NDIS Housing Options Explained (SIL, SDA, ILO, MTA)

A calm, plain-English guide to NDIS housing options — SIL, SDA, ILO and MTA — what each covers, who they suit, and how to get them funded.

The four main NDIS housing options at a glance

SIL: Supported Independent Living

SDA: Specialist Disability Accommodation

ILO: Individualised Living Options

MTA: Medium Term Accommodation

Comparing the options side by side

Housing versus support: why the NDIS splits them

How to get housing supports into your plan

What the NDIS reforms mean for housing supports

Common pitfalls and how to avoid them

Your rights and where to get help

Frequently asked questions

Does the NDIS pay my rent?

Generally no. The NDIS funds disability-related support (like SIL) and, for a small group, specialist building features (SDA). Your everyday rent, food and bills come from your own income, often with help from the Disability Support Pension and Commonwealth Rent Assistance. SDA is the main exception, where funding goes toward the specialist home and you still pay a reasonable rent contribution.

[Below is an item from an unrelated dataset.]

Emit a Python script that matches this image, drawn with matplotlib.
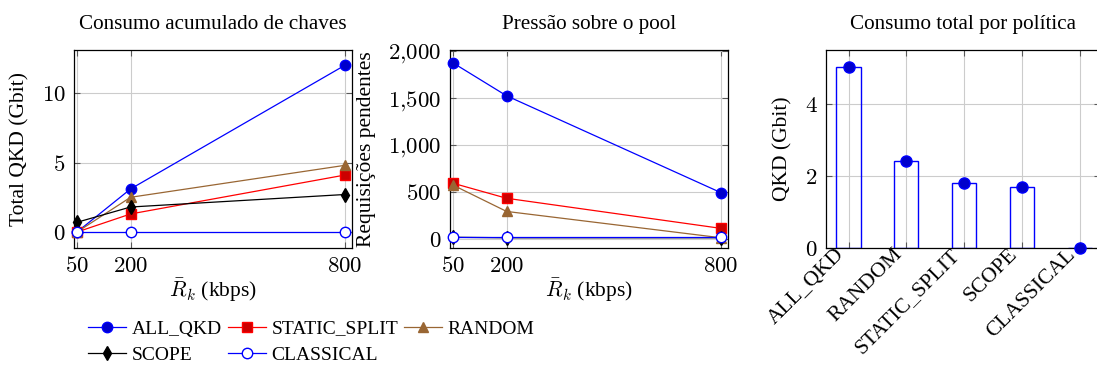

What is the difference between SIL and SDA?

SIL (Supported Independent Living) funds the *support* you get in your home — support workers, personal care, overnight help. SDA (Specialist Disability Accommodation) funds the *home itself* when it needs to be specially designed or built for very high or complex needs. They often work together, but many people have SIL in an ordinary rental without any SDA.

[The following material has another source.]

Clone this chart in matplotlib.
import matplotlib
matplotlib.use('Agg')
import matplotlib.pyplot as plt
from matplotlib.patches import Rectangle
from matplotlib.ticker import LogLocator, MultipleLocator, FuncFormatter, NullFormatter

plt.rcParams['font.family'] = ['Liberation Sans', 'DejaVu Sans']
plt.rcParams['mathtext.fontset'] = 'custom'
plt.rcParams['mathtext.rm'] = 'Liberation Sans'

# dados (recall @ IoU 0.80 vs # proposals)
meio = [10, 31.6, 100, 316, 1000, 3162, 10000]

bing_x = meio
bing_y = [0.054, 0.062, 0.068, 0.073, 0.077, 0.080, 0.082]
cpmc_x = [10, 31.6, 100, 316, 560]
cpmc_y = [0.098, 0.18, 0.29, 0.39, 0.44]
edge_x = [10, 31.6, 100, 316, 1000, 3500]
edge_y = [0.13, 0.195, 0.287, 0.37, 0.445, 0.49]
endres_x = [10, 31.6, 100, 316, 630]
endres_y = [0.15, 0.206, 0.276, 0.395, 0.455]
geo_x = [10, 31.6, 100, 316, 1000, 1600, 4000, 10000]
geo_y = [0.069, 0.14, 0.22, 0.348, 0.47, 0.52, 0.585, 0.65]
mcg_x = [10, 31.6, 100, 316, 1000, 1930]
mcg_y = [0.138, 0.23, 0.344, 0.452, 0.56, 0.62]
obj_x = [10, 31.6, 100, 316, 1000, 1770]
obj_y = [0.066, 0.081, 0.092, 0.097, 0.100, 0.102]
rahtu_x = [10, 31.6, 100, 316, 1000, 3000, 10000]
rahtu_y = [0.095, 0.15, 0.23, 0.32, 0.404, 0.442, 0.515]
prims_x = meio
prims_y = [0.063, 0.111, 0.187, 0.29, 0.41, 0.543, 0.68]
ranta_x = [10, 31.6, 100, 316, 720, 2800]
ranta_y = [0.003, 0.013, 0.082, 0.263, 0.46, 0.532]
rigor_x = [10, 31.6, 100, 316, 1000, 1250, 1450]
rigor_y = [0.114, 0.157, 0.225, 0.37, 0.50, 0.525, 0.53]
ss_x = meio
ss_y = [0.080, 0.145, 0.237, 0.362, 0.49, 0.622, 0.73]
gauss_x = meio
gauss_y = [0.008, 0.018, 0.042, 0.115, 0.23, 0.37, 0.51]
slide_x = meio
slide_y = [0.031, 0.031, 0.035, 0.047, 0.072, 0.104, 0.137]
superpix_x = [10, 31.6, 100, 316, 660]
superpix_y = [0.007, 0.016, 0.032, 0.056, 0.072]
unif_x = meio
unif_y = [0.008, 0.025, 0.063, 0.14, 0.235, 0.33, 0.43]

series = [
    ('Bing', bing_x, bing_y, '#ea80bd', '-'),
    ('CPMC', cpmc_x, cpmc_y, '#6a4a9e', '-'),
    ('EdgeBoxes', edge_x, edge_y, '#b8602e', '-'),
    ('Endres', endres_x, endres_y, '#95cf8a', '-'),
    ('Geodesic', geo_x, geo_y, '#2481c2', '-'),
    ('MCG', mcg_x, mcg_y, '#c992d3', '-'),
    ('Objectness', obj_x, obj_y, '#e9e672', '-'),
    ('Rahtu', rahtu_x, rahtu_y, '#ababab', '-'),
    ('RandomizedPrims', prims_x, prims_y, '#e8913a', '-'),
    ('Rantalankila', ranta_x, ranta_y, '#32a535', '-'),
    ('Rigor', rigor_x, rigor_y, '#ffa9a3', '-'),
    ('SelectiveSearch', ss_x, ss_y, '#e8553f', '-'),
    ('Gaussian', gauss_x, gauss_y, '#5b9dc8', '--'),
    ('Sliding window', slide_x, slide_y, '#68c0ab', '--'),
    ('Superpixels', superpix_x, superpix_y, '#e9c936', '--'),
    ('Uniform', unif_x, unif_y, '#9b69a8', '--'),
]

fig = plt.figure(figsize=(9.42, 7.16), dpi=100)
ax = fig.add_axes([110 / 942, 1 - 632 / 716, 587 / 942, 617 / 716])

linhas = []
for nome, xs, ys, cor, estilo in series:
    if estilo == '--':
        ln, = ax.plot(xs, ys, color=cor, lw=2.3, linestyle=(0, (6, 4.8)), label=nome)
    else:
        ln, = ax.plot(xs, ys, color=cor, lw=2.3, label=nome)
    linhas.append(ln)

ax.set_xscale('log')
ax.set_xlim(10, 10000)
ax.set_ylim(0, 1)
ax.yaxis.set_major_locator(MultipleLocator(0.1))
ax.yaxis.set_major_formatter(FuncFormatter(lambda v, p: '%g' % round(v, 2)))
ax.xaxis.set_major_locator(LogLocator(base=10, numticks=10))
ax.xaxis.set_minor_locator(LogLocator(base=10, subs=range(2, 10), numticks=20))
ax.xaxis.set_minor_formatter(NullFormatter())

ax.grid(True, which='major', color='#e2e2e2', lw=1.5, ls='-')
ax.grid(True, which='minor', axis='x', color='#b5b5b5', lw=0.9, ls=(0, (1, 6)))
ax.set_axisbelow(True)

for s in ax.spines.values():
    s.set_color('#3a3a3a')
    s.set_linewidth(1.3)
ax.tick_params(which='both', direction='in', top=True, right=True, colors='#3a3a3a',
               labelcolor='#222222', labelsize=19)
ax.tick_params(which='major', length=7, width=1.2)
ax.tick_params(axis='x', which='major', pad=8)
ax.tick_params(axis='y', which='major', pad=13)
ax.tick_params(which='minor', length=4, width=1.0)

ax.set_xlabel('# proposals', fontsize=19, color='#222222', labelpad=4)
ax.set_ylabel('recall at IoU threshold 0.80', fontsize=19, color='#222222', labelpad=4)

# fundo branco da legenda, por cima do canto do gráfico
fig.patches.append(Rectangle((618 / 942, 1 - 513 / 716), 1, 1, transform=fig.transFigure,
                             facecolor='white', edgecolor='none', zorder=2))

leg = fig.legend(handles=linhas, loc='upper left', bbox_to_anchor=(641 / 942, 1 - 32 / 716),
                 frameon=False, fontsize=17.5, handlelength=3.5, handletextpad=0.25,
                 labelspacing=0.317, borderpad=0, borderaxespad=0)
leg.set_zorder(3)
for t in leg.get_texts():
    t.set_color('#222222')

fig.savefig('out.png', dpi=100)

Will the NDIS reforms cut my housing support?

Critical daily-living and personal-care supports, including SIL, are not part of the social and community participation budget reset. The broader reforms change how supports are planned and assessed over the coming years, and stronger evidence will be expected. Dates have already shifted once, so confirm what applies to you and when directly with the NDIA.

I want more choice than a group home — what are my options?

Ask about ILO (Individualised Living Options). It funds you to design a living arrangement around your own choices — living with a housemate, a host family, or alone with tailored support — rather than moving into a standard service-run house. It usually starts with funding to explore and design the arrangement before it is set up.

What can I do if a housing support is declined?

Ask for the reasons in writing, then request an internal review with the NDIA. If you still disagree, you can apply to the Administrative Review Tribunal (ART). Extra appeals-advocacy funding is available in 2026-27, and an independent advocate can support you at no cost — you do not have to do it alone.